This is great, but who does this appeal to? The small minority who actually takes the time to reflect on their own assumptions, is open to refactoring their own thinking and possesses the maturity to accept the wrongness of their own arguments?
Almost all public "debates", on topics of any importance, are merely shouting matches where two or more sides reiterate rationalizations for their already-held notions of the world. Rarely is anyone ever convinced to change their mind, and the philosopher who crafts valid and cogent arguments almost always has circles run about them by someone who can distill compelling emotional appeals into clever soundbites.
> The small minority who actually takes the time to reflect on their own assumptions, is open to refactoring their own thinking and possesses the maturity to accept the wrongness of their own arguments?
Well, yes, that would be exactly the target audience of Less Wrong.
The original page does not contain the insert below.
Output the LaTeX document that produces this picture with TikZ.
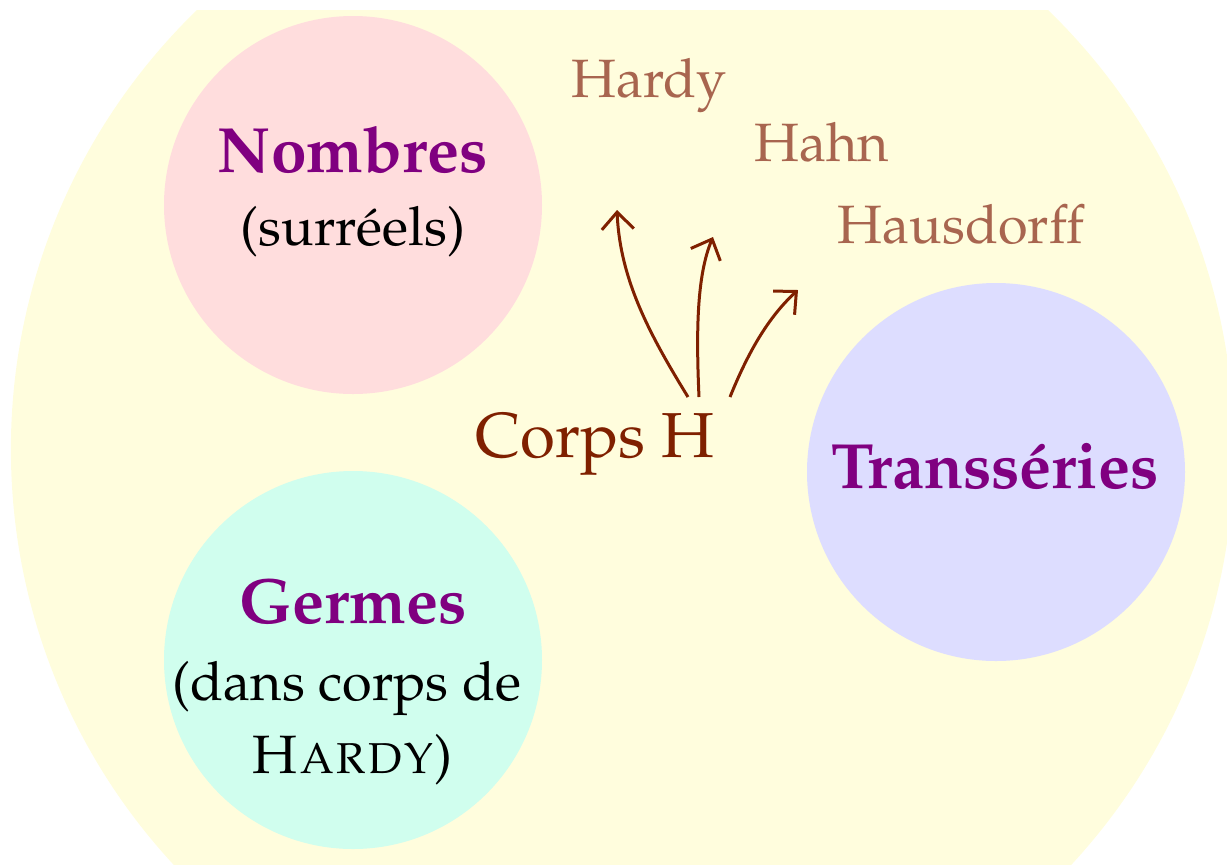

Do you have a problem with that?
(Of course (1) posting this isn't going to make bad arguments disappear from the world and (2) someone whose goal is influence rather than accuracy or integrity may well prefer to go on saying things that, when considered as rational arguments, are very wrong; but so what?)
Almost all public "debates", on topics of any importance, are merely shouting matches where two or more sides reiterate rationalizations for their already-held notions of the world. Rarely is anyone ever convinced to change their mind, and the philosopher who crafts valid and cogent arguments almost always has circles run about them by someone who can distill compelling emotional appeals into clever soundbites.